Even though some admit they may be taking a risk and paying a little more for fuel a little further down the road, truckers said they are bypassing Mount Vernon because they are tired of being “picked on” as a revenue source while their trucking businesses struggle to stay afloat.
In September, the Mount Vernon City Council imposed the tax on diesel and an increase in their restaurant/beverage tax – both affecting truckers – which is expected to generate nearly $900,000 in additional revenue. Mount Vernon Mayor Mary Jane Chesley told Land Line Magazine in August the money was to be used to fund an overpass interchange project.
However, Mount Vernon City Manager Ronald R. Neibert told Land Line Magazine recently that the additional revenue was needed for the city’s emergency services. He said in the past two years the Mount Vernon Police Department assisted truckers at least 784 times, including those who “have been robbed or harassed by prostitutes and drug dealers.”

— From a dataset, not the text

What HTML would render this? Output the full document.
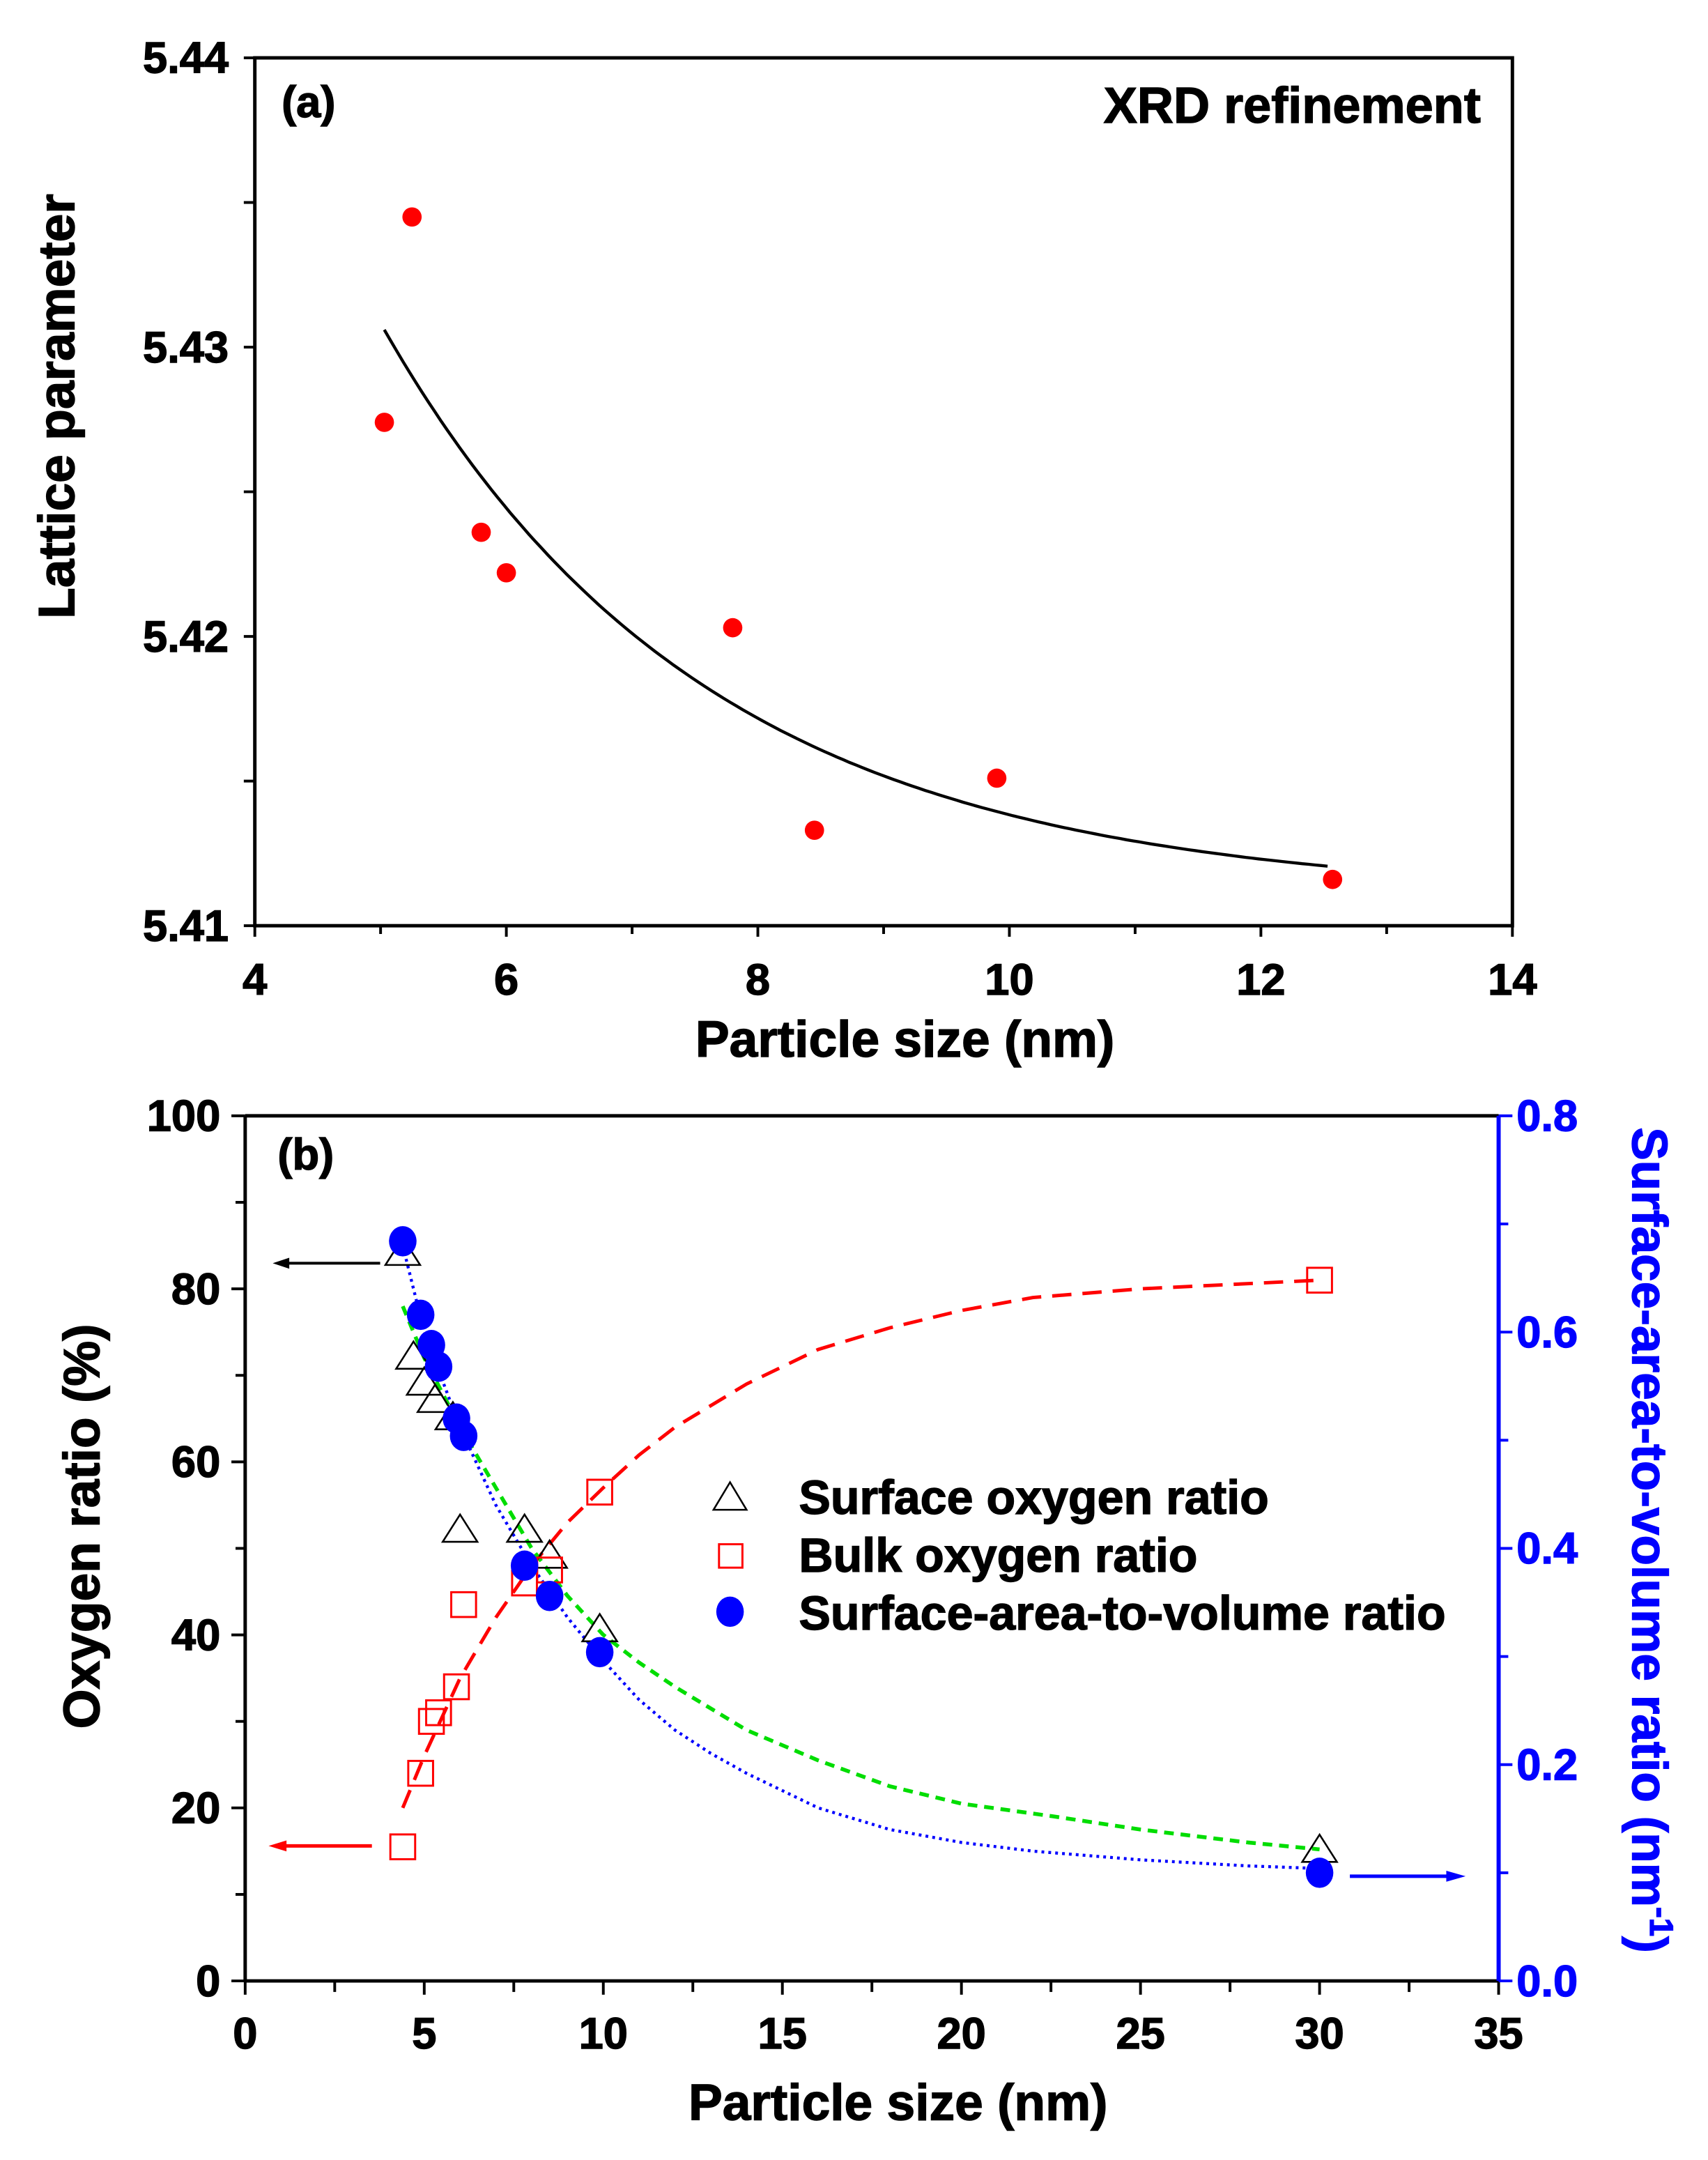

“Through these increases the council tried to ‘balance the burden’ across the board,” Neibert said. “While part of the revenue will be used to support infrastructure growth in the city, part of it will also be used to allow the city to maintain its current level of services.”
One trucker wrote Land Line that the additional money for protective services would not be needed if the city “did their job in the first place by eliminating the prostitution and drug dealing” so that truckers or the victims of these crimes wouldn’t have to “foot the bill.”
OOIDA Senior Member David Schnautz of Clark Freight Lines told Land Line recently that he’s received nothing but support from truckers who are supporting their decision to bypass Mount Vernon for their fuel needs.
“As tough as it is for us to make a living in the trucking industry, there is no point in giving away 2 cents on every gallon when we can fuel a few miles down the road for a cheaper price,” he said.